Transfer the mixture into a piping bag fitted with a 7 – 9mm plain tip (this is best done in two batches, so you don’t overfill the bag). Pipe 60 equally sized rounds, about 4cm, in staggered rows onto the prepared sheets. Hold the piping bag upright with the tip just above the sheet and pipe without pulling upwards or swirling in circles, so the batter comes out in a round blob around the tip, and give a little sideways flick at the end to break the stream.
Tap the baking sheet firmly on the bench several times to release air bubbles and obtain a smooth surface. Leave the tray to rest at room temperature for at least 20 minutes until a slight skin forms.
Meanwhile, preheat oven to 150°C (300°F).
Bake the macarons for 18 minutes, one sheet at a time, turning the sheet half-way.
Remove from oven and remove the parchment from the tray with the shells still on it and place on a cooling rack for at least 30 minutes, until completely cool, then remove macaron shells carefully from the parchment.
Using an electric mixer, beat the butter until light and fluffy, about 2 minutes.
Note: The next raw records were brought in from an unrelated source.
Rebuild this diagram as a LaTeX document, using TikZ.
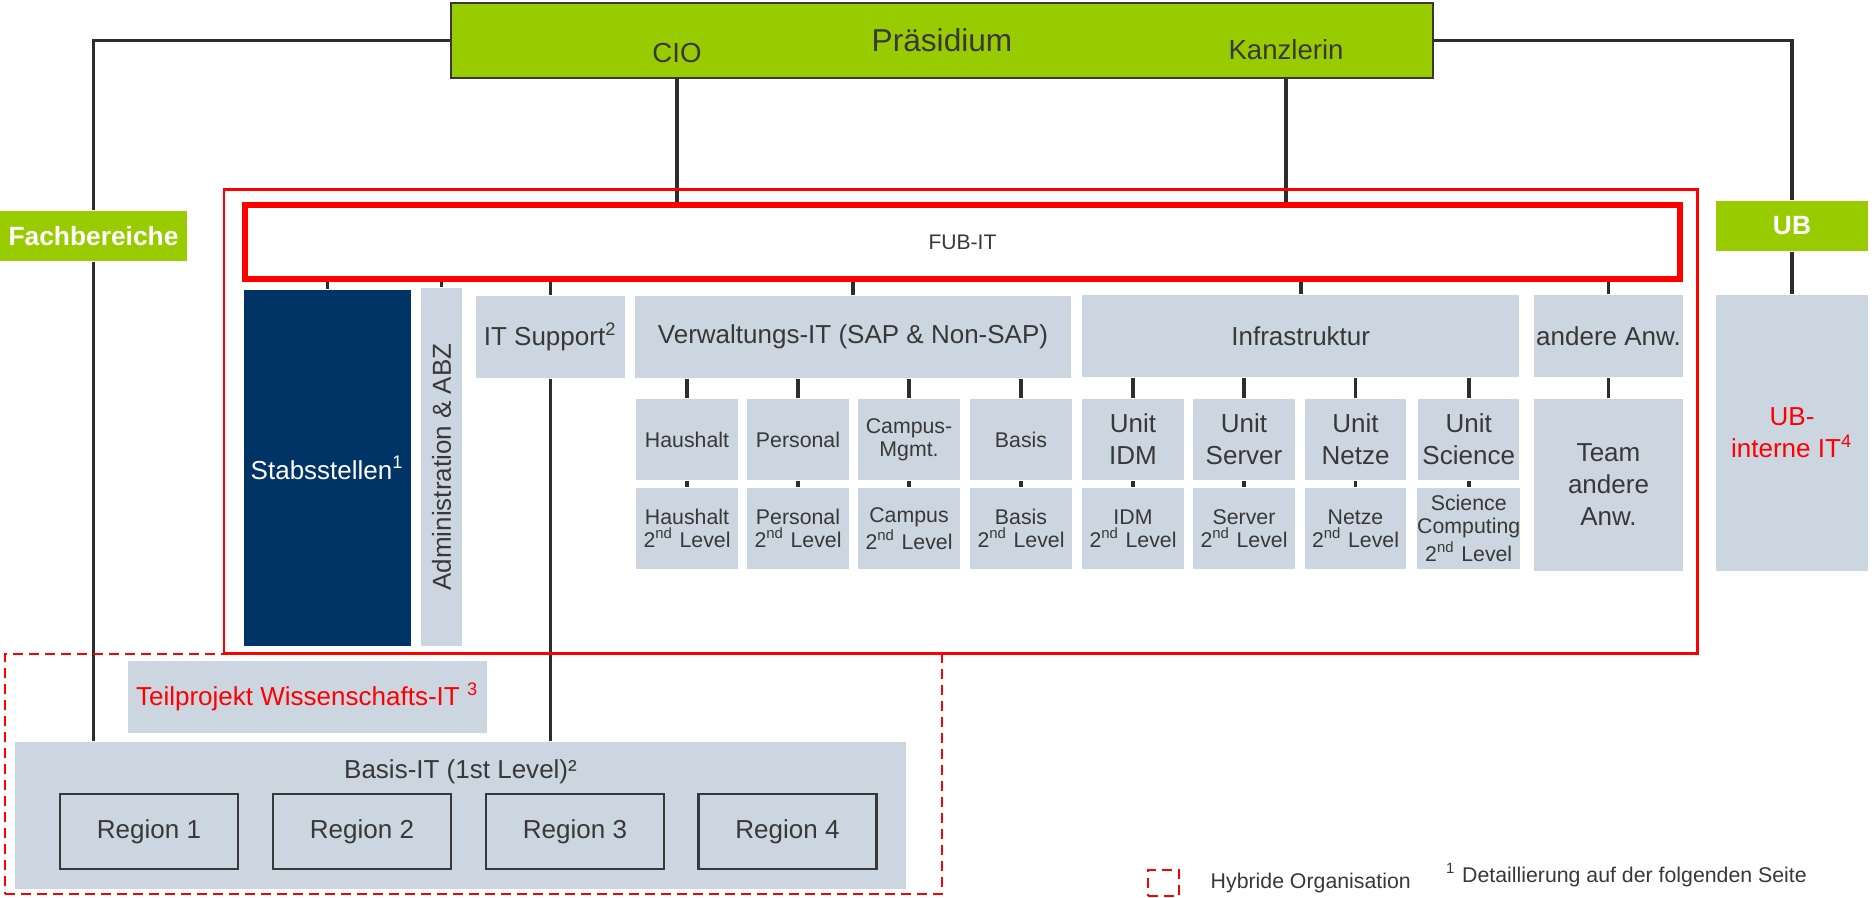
\documentclass[tikz,border=0pt]{standalone}
\usepackage{fontspec}
\setmainfont{Liberation Sans}
\usetikzlibrary{backgrounds}

\definecolor{fugreen}{RGB}{153,204,0}
\definecolor{funavy}{RGB}{0,51,102}
\definecolor{fugray}{RGB}{204,214,224}
\definecolor{futext}{RGB}{56,56,56}
\definecolor{fuline}{RGB}{45,45,45}

\begin{document}
\begin{tikzpicture}
    \tikzstyle{edge}=[draw=fuline,line width=1.1pt,-]
    \tikzstyle{box}=[rectangle,fill=fugray,text=futext,inner sep=0pt,align=center,font=\fontsize{7.4}{9.1}\selectfont]
    \tikzstyle{subbox}=[box,minimum width=1.015cm,minimum height=0.81cm,font=\fontsize{6.06}{6.6}\selectfont]
    \tikzstyle{unitbox}=[box,minimum width=1.015cm,minimum height=0.81cm]
    \tikzstyle{greenbox}=[rectangle,fill=fugreen,text=white,inner sep=0pt,font=\fontsize{7.5}{9}\selectfont\bfseries]
    \tikzstyle{regionbox}=[box,draw=futext,line width=0.6pt,minimum width=1.78cm,minimum height=0.75cm]
    \tikzstyle{redframe}=[rectangle,draw=red,inner sep=0pt]
    \tikzstyle{hybridframe}=[redframe,line width=0.6pt,dash pattern=on 0.1cm off 0.06cm]
    \tikzstyle{label}=[inner sep=0pt,text=futext,font=\fontsize{6.06}{7}\selectfont]

    \useasboundingbox (0,0) rectangle (18.74,-8.97);

    % top level
    \node[greenbox,draw=futext,line width=0.5pt,text=futext,font=\fontsize{9}{11}\selectfont,
          minimum width=9.82cm,minimum height=0.75cm] (pres) at (9.42,-0.405) {Präsidium};
    \node[anchor=base,inner sep=0pt,text=futext,font=\fontsize{7.85}{9}\selectfont] (cio)  at (6.77,-0.62) {CIO};
    \node[anchor=base,inner sep=0pt,text=futext,font=\fontsize{7.85}{9}\selectfont] (kanz) at (12.86,-0.59) {Kanzlerin};

    \node[greenbox,minimum width=1.87cm,minimum height=0.5cm] (fach) at (0.935,-2.36) {Fachbereiche};
    \node[greenbox,minimum width=1.52cm,minimum height=0.5cm] (ub)   at (17.92,-2.26) {UB};

    % FUB-IT
    \node[redframe,line width=0.85pt,minimum width=14.73cm,minimum height=4.64cm] (fubframe) at (9.605,-4.21) {};
    \node[redframe,line width=1.55pt,minimum width=14.35cm,minimum height=0.74cm,
          text=futext,font=\fontsize{6}{7}\selectfont] (fubit) at (9.625,-2.42) {FUB-IT};

    \node[box,fill=funavy,text=white,minimum width=1.67cm,minimum height=3.56cm] (stab) at (3.275,-4.68) {Stabsstellen\textsuperscript{1}};
    \node[box,rotate=90,minimum width=3.58cm,minimum height=0.41cm] (admin) at (4.415,-4.67) {Administration \& ABZ};
    \node[box,minimum width=1.49cm,minimum height=0.82cm]  (itsup)  at (5.505,-3.37) {IT Support\textsuperscript{2}};
    \node[box,minimum width=4.36cm,minimum height=0.82cm]  (verw)   at (8.53,-3.37)  {Verwaltungs-IT (SAP \& Non-SAP)};
    \node[box,minimum width=4.375cm,minimum height=0.82cm] (infra)  at (13.007,-3.36) {Infrastruktur};
    \node[box,minimum width=1.49cm,minimum height=0.82cm]  (andere) at (16.085,-3.36) {andere Anw.};
    \node[box,minimum width=1.49cm,minimum height=1.72cm]  (team)   at (16.085,-4.85) {Team\\andere\\Anw.};
    \node[box,text=red,minimum width=1.52cm,minimum height=2.76cm] (ubint) at (17.92,-4.33) {UB-\\interne IT\textsuperscript{4}};

    \node[subbox]  (haus)   at (6.87,-4.395)  {Haushalt};
    \node[subbox]  (pers)   at (7.98,-4.395)  {Personal};
    \node[subbox]  (camp)   at (9.09,-4.395)  {Campus-\\Mgmt.};
    \node[subbox]  (basis)  at (10.21,-4.395) {Basis};
    \node[unitbox] (idm)    at (11.33,-4.395) {Unit\\IDM};
    \node[unitbox] (server) at (12.44,-4.395) {Unit\\Server};
    \node[unitbox] (netze)  at (13.555,-4.395) {Unit\\Netze};
    \node[unitbox] (sci)    at (14.687,-4.395) {Unit\\Science};

    \node[subbox] (haus2)   at (6.87,-5.285)  {Haushalt\\2\textsuperscript{nd} Level};
    \node[subbox] (pers2)   at (7.98,-5.285)  {Personal\\2\textsuperscript{nd} Level};
    \node[subbox] (camp2)   at (9.09,-5.285)  {Campus\\2\textsuperscript{nd} Level};
    \node[subbox] (basis2)  at (10.21,-5.285) {Basis\\2\textsuperscript{nd} Level};
    \node[subbox] (idm2)    at (11.33,-5.285) {IDM\\2\textsuperscript{nd} Level};
    \node[subbox] (server2) at (12.44,-5.285) {Server\\2\textsuperscript{nd} Level};
    \node[subbox] (netze2)  at (13.555,-5.285) {Netze\\2\textsuperscript{nd} Level};
    \node[subbox] (sci2)    at (14.687,-5.285) {Science\\Computing\\2\textsuperscript{nd} Level};

    % Basis-IT
    \node[hybridframe,minimum width=9.37cm,minimum height=2.40cm] (hybrid) at (4.735,-7.74) {};
    \node[box,text=red,minimum width=3.59cm,minimum height=0.72cm] (teil) at (3.075,-6.97) {Teilprojekt Wissenschafts-IT \textsuperscript{3}};
    \node[box,minimum width=8.91cm,minimum height=1.47cm] (basisit) at (4.605,-8.155) {};
    \node[anchor=base,inner sep=0pt,text=futext,font=\fontsize{7.4}{9.1}\selectfont] (basislabel) at (4.605,-7.78) {Basis-IT (1st Level)²};

    \node[regionbox] (reg1) at (1.49,-8.315)  {Region 1};
    \node[regionbox] (reg2) at (3.62,-8.315)  {Region 2};
    \node[regionbox] (reg3) at (5.75,-8.315)  {Region 3};
    \node[regionbox] (reg4) at (7.875,-8.315) {Region 4};

    % legend
    \node[hybridframe,minimum width=0.31cm,minimum height=0.26cm] (legbox) at (11.635,-8.83) {};
    \node[label,anchor=base west] (legtext) at (12.10,-8.88) {Hybride Organisation};
    \node[label,anchor=base west] (note) at (14.455,-8.82) {\textsuperscript{1} Detaillierung auf der folgenden Seite};

    \begin{scope}[on background layer]
        \path[edge] (pres.west) -| (fach.north);
        \path[edge] (fach.south) -- (fach.south |- basisit.north);
        \path[edge] (pres.east) -| (ub.north);
        \path[edge] (ub.south) -- (ubint.north);

        \path[edge] (cio |- pres.south) -- (cio |- fubit.north);
        \path[edge] (kanz |- pres.south) -- (kanz |- fubit.north);

        \path[edge] (stab.north |- fubit.south) -- (stab.north);
        \path[edge] (admin |- fubit.south) -- (admin.east);
        \path[edge] (itsup.north |- fubit.south) -- (itsup.north);
        \path[edge] (verw.north |- fubit.south) -- (verw.north);
        \path[edge] (infra.north |- fubit.south) -- (infra.north);
        \path[edge] (andere.north |- fubit.south) -- (andere.north);
        \path[edge] (andere.south) -- (team.north);
        \path[edge] (itsup.south) -- (itsup.south |- basisit.north);

        \path[edge] (haus.north |- verw.south) -- (haus.north);
        \path[edge] (pers.north |- verw.south) -- (pers.north);
        \path[edge] (camp.north |- verw.south) -- (camp.north);
        \path[edge] (basis.north |- verw.south) -- (basis.north);
        \path[edge] (idm.north |- infra.south) -- (idm.north);
        \path[edge] (server.north |- infra.south) -- (server.north);
        \path[edge] (netze.north |- infra.south) -- (netze.north);
        \path[edge] (sci.north |- infra.south) -- (sci.north);

        \path[edge] (haus.south) -- (haus2.north);
        \path[edge] (pers.south) -- (pers2.north);
        \path[edge] (camp.south) -- (camp2.north);
        \path[edge] (basis.south) -- (basis2.north);
        \path[edge] (idm.south) -- (idm2.north);
        \path[edge] (server.south) -- (server2.north);
        \path[edge] (netze.south) -- (netze2.north);
        \path[edge] (sci.south) -- (sci2.north);
    \end{scope}
\end{tikzpicture}
\end{document}
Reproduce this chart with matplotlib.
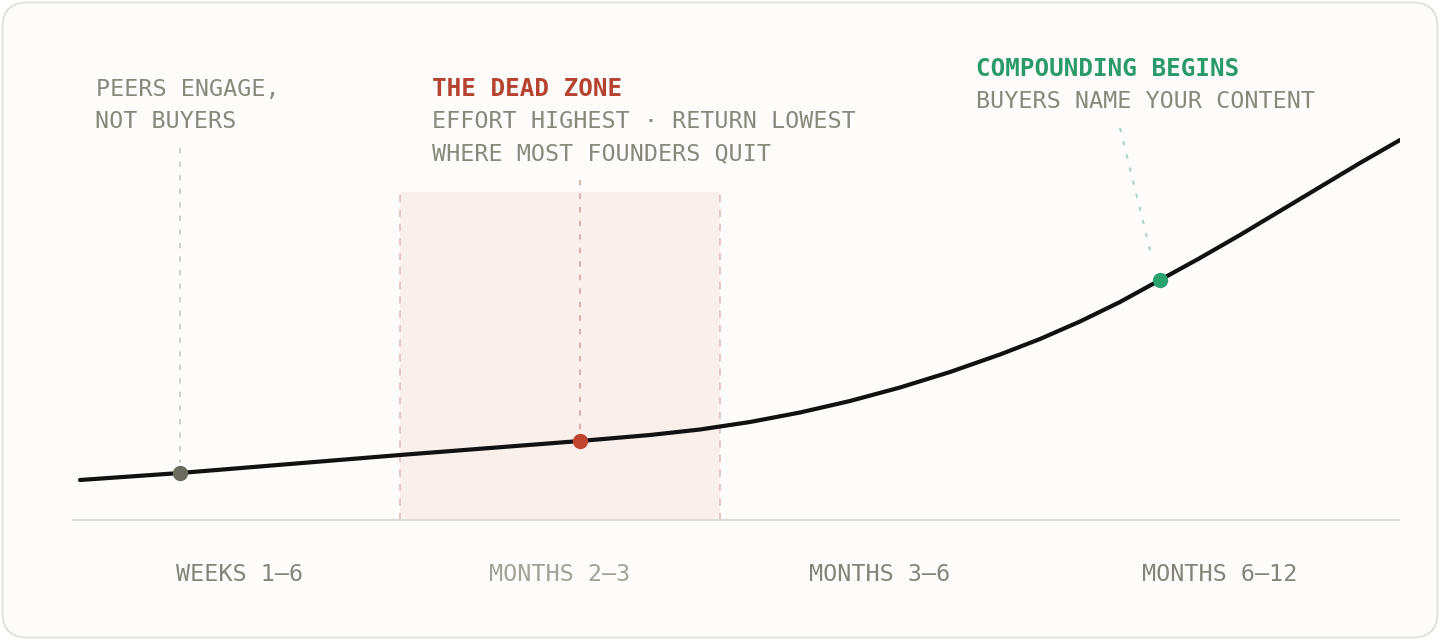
import matplotlib.pyplot as plt
from matplotlib.patches import FancyBboxPatch

# phase units: each phase column = 1.0 wide, y = relative return
curve_x = [0, 0.3125, 0.65625, 1.0, 1.28125, 1.5625, 1.78125, 1.9375, 2.09375, 2.25,
           2.40625, 2.5625, 2.71875, 2.875, 3.0, 3.125, 3.25, 3.375, 3.5, 3.625,
           3.75, 3.875, 4.0, 4.125]
curve_y = [40, 47, 56, 65, 72, 79, 85, 90.5, 98, 107.5, 119, 132.5, 148, 165.5, 181,
           198.5, 218, 240, 262, 285, 309, 333, 357, 380]

phase_labels = ["WEEKS 1–6", "MONTHS 2–3", "MONTHS 3–6", "MONTHS 6–12"]
phase_pos = [0.5, 1.5, 2.5, 3.5625]
phase_colors = ["#85837a", "#a3a198", "#85837a", "#85837a"]

dead_zone = [1.0, 2.0]
dead_zone_top = 328

# marker points
peers_pt = (0.3125, 47)
dead_pt = (1.5625, 79)
comp_pt = (3.375, 240)

mono = "DejaVu Sans Mono"
txt_gray = "#8a887d"
red = "#b5432f"
green = "#2a9a6b"

fig = plt.figure(figsize=(14.4, 6.4), dpi=100)
fig.patch.set_facecolor("white")
card = FancyBboxPatch((2.5 / 1440, 2.5 / 640), 1435 / 1440, 635 / 640,
                      boxstyle="round,pad=0,rounding_size=0.017",
                      transform=fig.transFigure, facecolor="#fdfcfa",
                      edgecolor="#e4e2de", linewidth=1.5, mutation_aspect=1440 / 640,
                      zorder=-5)
fig.patches.append(card)

ax = fig.add_axes([72 / 1440, 0, (1400 - 72) / 1440, 1])
ax.set_zorder(1)
ax.set_xlim(-0.025, 4.125)
ax.set_ylim(-120, 520)
ax.axis("off")
ax.patch.set_alpha(0)

# dead zone band
ax.fill_between(dead_zone, 0, dead_zone_top, color="#f9efeb", zorder=1, lw=0)
for xv in dead_zone:
    ax.plot([xv, xv], [0, dead_zone_top], color="#e6c3bf", lw=1.3,
            ls=(0, (4, 4)), zorder=2)

# baseline
ax.plot([-0.025, 4.125], [0, 0], color="#dedbd6", lw=1.5, zorder=2)

# leaders
ax.plot([peers_pt[0]] * 2, [372, peers_pt[1] + 10], color="#cfcdc7", lw=1.3,
        ls=(0, (3, 4.5)), zorder=2)
ax.plot([dead_pt[0]] * 2, [340, dead_pt[1] + 10], color="#dcaaa5", lw=1.3,
        ls=(0, (3, 4.5)), zorder=2)
ax.plot([3.25, 3.35], [392, 262], color="#a8d5c4", lw=1.5,
        ls=(0, (2, 4.5)), zorder=2)

# curve
ax.plot(curve_x, curve_y, color="#111111", lw=3, solid_capstyle="round",
        solid_joinstyle="round", zorder=3)

ax.plot(*peers_pt, "o", color="#6b6a5f", ms=10, zorder=4)
ax.plot(*dead_pt, "o", color="#c0452f", ms=10, zorder=4)
ax.plot(*comp_pt, "o", color="#2ba170", ms=10, zorder=4)

# annotations
fs = 16.8
tfs = 17.5
ax.text(0.05, 424, "PEERS ENGAGE,", family=mono, fontsize=fs, color=txt_gray, va="baseline")
ax.text(0.047, 392, "NOT BUYERS", family=mono, fontsize=fs, color=txt_gray, va="baseline")

ax.text(1.1, 424, "THE DEAD ZONE", family=mono, fontsize=tfs, fontweight="bold",
        color=red, va="baseline")
ax.text(1.1, 392, "EFFORT HIGHEST · RETURN LOWEST", family=mono, fontsize=fs,
        color=txt_gray, va="baseline")
ax.text(1.1, 360, "WHERE MOST FOUNDERS QUIT", family=mono, fontsize=fs,
        color=txt_gray, va="baseline")

ax.text(2.8, 444, "COMPOUNDING BEGINS", family=mono, fontsize=tfs, fontweight="bold",
        color=green, va="baseline")
ax.text(2.8, 412, "BUYERS NAME YOUR CONTENT", family=mono, fontsize=fs,
        color=txt_gray, va="baseline")

for lab, xp, c in zip(phase_labels, phase_pos, phase_colors):
    ax.text(xp, -61, lab, family=mono, fontsize=fs, color=c, ha="center", va="baseline")

fig.savefig("out.png", dpi=100, facecolor=fig.get_facecolor())
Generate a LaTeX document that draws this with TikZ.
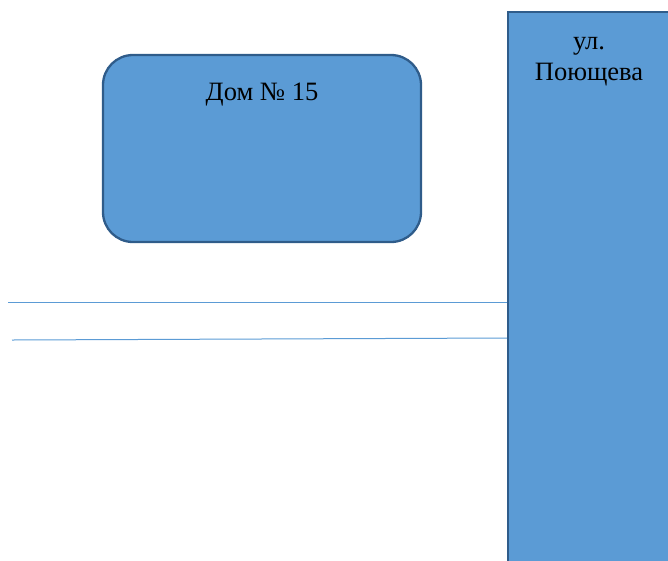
\documentclass[tikz,border=0pt]{standalone}
\usepackage{fontspec}
\setmainfont{Liberation Serif}
\definecolor{boxfill}{HTML}{5B9BD5}
\definecolor{boxedge}{HTML}{2F5C8A}
\definecolor{linecol}{HTML}{5B9BD5}
\begin{document}
\begin{tikzpicture}[x=1pt,y=-1pt,
  shape box/.style={draw=boxedge, fill=boxfill, line width=2.3pt, inner sep=0pt},
  roadline/.style={draw=linecol, line width=1pt},
  lbl/.style={font=\fontsize{26.5}{31}\selectfont, align=center, inner sep=0pt}]
\useasboundingbox (0,0) rectangle (668,560);
\node[shape box, rounded corners=30pt, minimum width=318pt, minimum height=187pt] (house) at (262,148.5) {};
\node[lbl, anchor=base] (housetext) at (262,100) {Дом № 15};
\node[shape box, minimum width=180pt, minimum height=570pt] (street) at (598,297) {};
\node[lbl, anchor=base] (streettext) at (589,80) {ул.\\Поющева};
\coordinate (l1) at (8,302);
\coordinate (l2) at (12,340);
\draw[roadline] (l1) -- (street.west |- l1);
\draw[roadline] (l2) -- ([yshift=2pt]street.west |- l2);
\end{tikzpicture}
\end{document}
Add honey and beat to combine well, about 2 minutes.
Add powdered sugar and mix on low speed until sugar is incorporated, then beat on high until smooth, another 2 to 3 minutes. Add a bit more powdered sugar or a few drops of milk to adjust consistency as desired.
Pipe or spoon a generous blob of filling onto the flat side of half the shells, top with the remaining shells and press gently until the filling reaches the edges.
Store in an airtight container in the fridge to mature for at least 24 hours before eating.